Michiko Kakutani in the New York Times, January 17:
Mr. Frey's embellishments of the truth, his cavalier assertion that the "writer of a memoir is retailing a subjective story," his casual attitude about how people remember the past - all stand in shocking contrast to the apprehension of memory as a sacred act that is embodied in Oprah Winfrey's new selection for her book club, announced yesterday: "Night," Elie Wiesel's devastating 1960 account of his experiences in Auschwitz and Buchenwald.

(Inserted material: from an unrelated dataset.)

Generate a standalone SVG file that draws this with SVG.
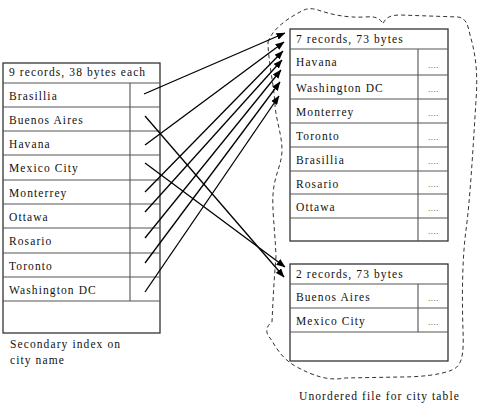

New York Times, January 19:
The publisher and the translator of a new English-language edition of "Night," Elie Wiesel's harrowing account of life in the Nazi death camps, said yesterday that the new edition corrects several small factual errors in the previous translation, including a reference to the author's age when he entered the camps.
Oprah Winfrey's choice of "Night" as the next selection for her television book club on Monday immediately sent the book to the top of national best-seller lists.
But it also revived questions about "Night," one of the first autobiographical accounts of the death camps and a book that changed modern American understanding of the Holocaust. At times over the last 45 years it has been classified as a novel on some high-school reading lists, in some libraries and in bookstores.
Some scholars who have studied Holocaust memoirs have also raised questions about how much of the book can be verified.
Mr. Wiesel and his literary agent, Georges Borchardt, said in interviews this week that the book was factual and that they had never portrayed it as a novel. They said the differences in the new edition are not significant enough to justify the kind of questions raised about Ms. Winfrey's last book club selection, the memoir "A Million Little Pieces" by James Frey
Just a suggestion: "Nonfiction narrative" is inherently a genre in which facts are going to be shaded and embellished in the name of story. In demanding that our "nonfiction" also be "narrative," let's not pretend that it is as well providing us with "the truth." Frey's embellishments may or may not have been warranted, but if we stopped fetishizing "story" as embodying some kind of transcendent value, he may not have resorted to them in the first place.